What, then, is Wisdom, and how is it not misguided in the way that a drive to Knowledge for Knowledge's sake is misguided? Wisdom, it seems, is having the ability to value appropriately, which then leads us to appropriate action ("appropriate" meaning in a manner conducive to life, health, and happiness.... oh, and ignoring our fellow beings--like Bush does--results in an emotional desensitization and disturbance antithetical to these natural, human goals). Wisdom is having the ability to discern between Knowledge that is useful and knowledge that is not, or is even destructive. Knowledge, being merely a tool to be used for the fulfillment of our natural goals, is definitely one component of wisdom, but only when properly tempered and understood within the context of it's uses.

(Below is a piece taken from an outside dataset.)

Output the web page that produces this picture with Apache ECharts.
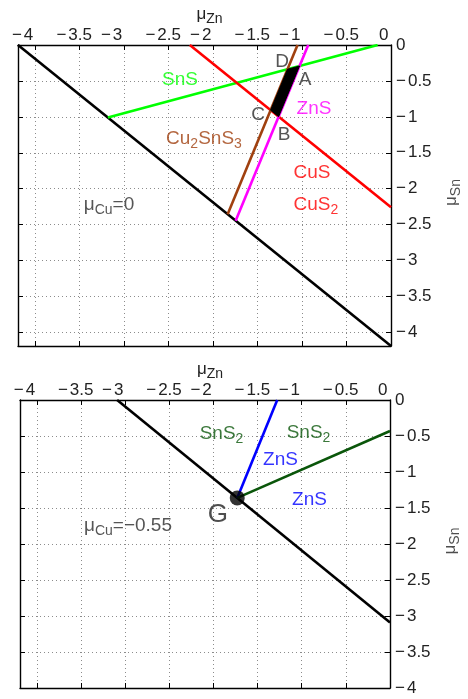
<!DOCTYPE html>
<html><head><meta charset="utf-8">
<script src="https://cdn.jsdelivr.net/npm/echarts@6/dist/echarts.min.js"></script>
<style>html,body{margin:0;padding:0;background:#fff}#c{width:468px;height:699px}</style>
</head><body><div id="c"></div>
<script>
// ---- tick values ----
const xTickValues = [-4, -3.5, -3, -2.5, -2, -1.5, -1, -0.5, 0];
const yTickValues = [0, -0.5, -1, -1.5, -2, -2.5, -3, -3.5, -4];
const xRange = [-4.19, 0];
const yRangeTop = [-4.19, 0];
const yRangeBottom = [-4, 0];

// ---- panel 1: mu_Cu = 0 ----
const cztsLimitTop = [[-4.19, 0], [0, -4.19]];
const snsLine = [[-3.18, -1.01], [-0.15, 0]];
const cusLine = [[-2.26, 0], [0, -2.26]];
const ctsLine = [[-1.835, -2.355], [-1.05, 0]];
const znsLineTop = [[-1.745, -2.445], [-0.93, 0]];
const regionABCD = [[-1.0275, -0.2925], [-1.2625, -0.9975], [-1.3525, -0.9075], [-1.1625, -0.3375]];

// ---- panel 2: mu_Cu = -0.55 ----
const cztsLimitBottom = [[-3.09, 0], [0, -3.09]];
const znsLineBottom = [[-1.73, -1.36], [-1.277, 0]];
const sns2Line = [[-1.73, -1.36], [0, -0.43]];
const pointG = [[-1.73, -1.36]];

// ---- annotations: [text, x, y, kind] ----
const notesTop = [
  ['SnS', -2.37, -0.487, 'sns'],
  ['D', -1.224, -0.237, 'vertex'],
  ['A', -0.966, -0.487, 'vertex'],
  ['ZnS', -0.865, -0.891, 'zns'],
  ['C', -1.494, -0.974, 'vertex'],
  ['B', -1.202, -1.253, 'vertex'],
  ['Cu_{2}SnS_{3}', -2.101, -1.308, 'cts'],
  ['CuS', -0.887, -1.782, 'cus'],
  ['CuS_{2}', -0.843, -2.234, 'cus'],
  ['μ_{Cu}=0', -3.168, -2.235, 'cond']
];
const notesBottom = [
  ['SnS_{2}', -1.908, -0.472, 'sns2'],
  ['SnS_{2}', -0.923, -0.458, 'sns2'],
  ['ZnS', -1.240, -0.833, 'znsB'],
  ['ZnS', -0.912, -1.389, 'znsB'],
  ['G', -1.948, -1.556, 'point'],
  ['μ_{Cu}=−0.55', -2.967, -1.757, 'cond']
];
const yAxisTitle = 'μ_{Sn}';
const xAxisTitle = 'μ_{Zn}';

const FONT = '"Liberation Sans", Arial, Helvetica, sans-serif';
const TXT = '#222';
const kindStyle = {
  sns: {color: '#00ff00', size: 19},
  vertex: {color: '#2a2a2a', size: 19},
  zns: {color: '#ff00ff', size: 19},
  cts: {color: '#a0400f', size: 19},
  cus: {color: '#ff0000', size: 19},
  cond: {color: '#2a2a2a', size: 19},
  sns2: {color: '#0a560a', size: 19},
  znsB: {color: '#0000ff', size: 19},
  point: {color: '#222', size: 26}
};

function toRich(t) {
  return t.split(/_\{([^}]*)\}/).map((p, i) => p === '' ? '' : (i % 2 ? '{s|' + p + '}' : '{m|' + p + '}')).join('');
}
function minusFmt(v) {
  let s = String(Math.round(v * 10) / 10);
  return s.replace('-', '−');
}
const TICK_FS = 17;
const tickRich = {
  n: {align: 'left', fontSize: TICK_FS, fontFamily: FONT, color: TXT, padding: [0, 2, 0, 0]},
  d: {align: 'left', fontSize: TICK_FS, fontFamily: FONT, color: TXT},
  z: {align: 'left', fontSize: TICK_FS, fontFamily: FONT, color: TXT, padding: [0, 0, 0, 11]}
};
function tickRichFmt(v) {
  const s = minusFmt(v);
  return s[0] === '−' ? '{n|−}{d|' + s.slice(1) + '}' : '{z|' + s + '}';
}
function yTickFmt(v) {
  const s = minusFmt(v);
  return s[0] === '−' ? '{n|−}{d|' + s.slice(1) + '}' : '{d|' + s + '}';
}

const grids = [
  {left: 18, top: 45, width: 373, height: 301},
  {left: 20, top: 400, width: 370, height: 288}
];
const nameRich = {
  m: {fontSize: 17, fontFamily: FONT, fill: TXT, color: TXT, lineHeight: 18, verticalAlign: 'top'},
  s: {fontSize: 14, fontFamily: FONT, fill: TXT, color: TXT, lineHeight: 14, padding: [9, 0, 0, 0]}
};
const gridLine = {show: true, lineStyle: {color: '#8c8c8c', type: [1, 3], width: 1}};
const axisLineStyle = {onZero: false, lineStyle: {color: '#000', width: 1.4}};
const tickStyle = {inside: true, length: 5, lineStyle: {color: '#000', width: 1}};

const xAxes = [], yAxes = [];
[0, 1].forEach(g => {
  const yr = g === 0 ? yRangeTop : yRangeBottom;
  xAxes.push({
    gridIndex: g, type: 'value', position: 'top', min: xRange[0], max: xRange[1],
    name: toRich(xAxisTitle), nameLocation: 'middle', nameGap: 17,
    nameTextStyle: {rich: nameRich, padding: [0, 0, 0, 10]},
    axisLine: axisLineStyle,
    axisTick: Object.assign({customValues: xTickValues}, tickStyle),
    axisLabel: {
      customValues: xTickValues, margin: 1, width: 46, align: 'center',
      fontSize: TICK_FS, fontFamily: FONT, color: TXT,
      formatter: tickRichFmt, rich: tickRich
    },
    splitLine: gridLine
  });
  xAxes.push({
    gridIndex: g, type: 'value', position: 'bottom', min: xRange[0], max: xRange[1],
    axisLine: axisLineStyle,
    axisTick: Object.assign({customValues: xTickValues}, tickStyle),
    axisLabel: {show: false}, splitLine: {show: false}
  });
  yAxes.push({
    gridIndex: g, type: 'value', position: 'right', min: yr[0], max: yr[1],
    axisLine: axisLineStyle,
    axisTick: Object.assign({customValues: yTickValues}, tickStyle),
    axisLabel: {customValues: yTickValues, margin: 5, fontSize: TICK_FS, fontFamily: FONT, color: TXT, formatter: yTickFmt, rich: tickRich},
    splitLine: gridLine
  });
  yAxes.push({
    gridIndex: g, type: 'value', position: 'left', min: yr[0], max: yr[1],
    axisLine: axisLineStyle,
    axisTick: Object.assign({customValues: yTickValues}, tickStyle),
    axisLabel: {show: false}, splitLine: {show: false}
  });
});

// y-axis title: rotated label anchored 61px right of each panel's right axis, at mid-height
function yTitleSeries(g) {
  const gr = grids[g];
  const yr = g === 0 ? yRangeTop : yRangeBottom;
  const ppuX = gr.width / (xRange[1] - xRange[0]);
  const ppuY = gr.height / (yr[1] - yr[0]);
  const anchor = [xRange[1] + 61 / ppuX, (yr[0] + yr[1]) / 2 + 3 / ppuY];
  return {
    type: 'scatter', xAxisIndex: g * 2, yAxisIndex: g * 2, symbolSize: 0, clip: false, silent: true, animation: false, z: 10,
    data: [anchor],
    label: {show: true, position: 'inside', rotate: 90, formatter: toRich(yAxisTitle), rich: nameRich}
  };
}

function lineSeries(data, color, g) {
  return {
    type: 'line', xAxisIndex: g * 2, yAxisIndex: g * 2, data: data,
    showSymbol: false, symbol: 'none', silent: true, animation: false,
    lineStyle: {color: color, width: 2.6}, z: 3
  };
}
function noteSeries(notes, g) {
  return {
    type: 'scatter', xAxisIndex: g * 2, yAxisIndex: g * 2, symbolSize: 0, silent: true, animation: false, z: 10,
    data: notes.map(n => ({
      value: [n[1], n[2]],
      label: {
        show: true, position: 'inside', formatter: toRich(n[0]),
        rich: {
          m: {fontSize: kindStyle[n[3]].size, fontFamily: FONT, color: kindStyle[n[3]].color, lineHeight: 20, verticalAlign: 'top'},
          s: {fontSize: 14, fontFamily: FONT, color: kindStyle[n[3]].color, lineHeight: 14, padding: [10, 0, 0, 0]}
        }
      }
    }))
  };
}

const option = {
  animation: false,
  grid: grids,
  xAxis: xAxes,
  yAxis: yAxes,
  series: [
    lineSeries(cztsLimitTop, '#000', 0),
    lineSeries(snsLine, '#00ff00', 0),
    lineSeries(cusLine, '#ff0000', 0),
    lineSeries(ctsLine, '#a0400f', 0),
    lineSeries(znsLineTop, '#ff00ff', 0),
    {
      type: 'custom', xAxisIndex: 0, yAxisIndex: 0, z: 5, silent: true, animation: false,
      data: [regionABCD[0]],
      renderItem: (params, api) => ({
        type: 'polygon',
        shape: {points: regionABCD.map(p => api.coord(p))},
        style: {fill: '#000', stroke: '#000', lineWidth: 1}
      })
    },
    noteSeries(notesTop, 0),
    yTitleSeries(0),
    lineSeries(cztsLimitBottom, '#000', 1),
    lineSeries(znsLineBottom, '#0000ff', 1),
    lineSeries(sns2Line, '#0a560a', 1),
    {
      type: 'scatter', xAxisIndex: 2, yAxisIndex: 2, data: pointG, symbolSize: 15, z: 6,
      itemStyle: {color: '#000'}, silent: true, animation: false
    },
    noteSeries(notesBottom, 1),
    yTitleSeries(1)
  ]
};
const chart = echarts.init(document.getElementById('c'), null, {renderer: 'canvas', width: 468, height: 699});
chart.setOption(option);
</script></body></html>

We can see quite plainly, then, that the central field of philosophy, or "first philosophy" cannot be Epistemology, Logic, or Metaphysics, but must be located within experience and is, if anything, a field such as Ethics or Aesthetics, which orient our values such that Epistemology, Logic, Metaphysics, and even Science do not drift off into meaninglessness or even become destroyers of meaning. For, after all, what each of us truly wants--deep down--is a life full of value and meaning, and the happiness which accompanies such a life even in the face of deepest suffering.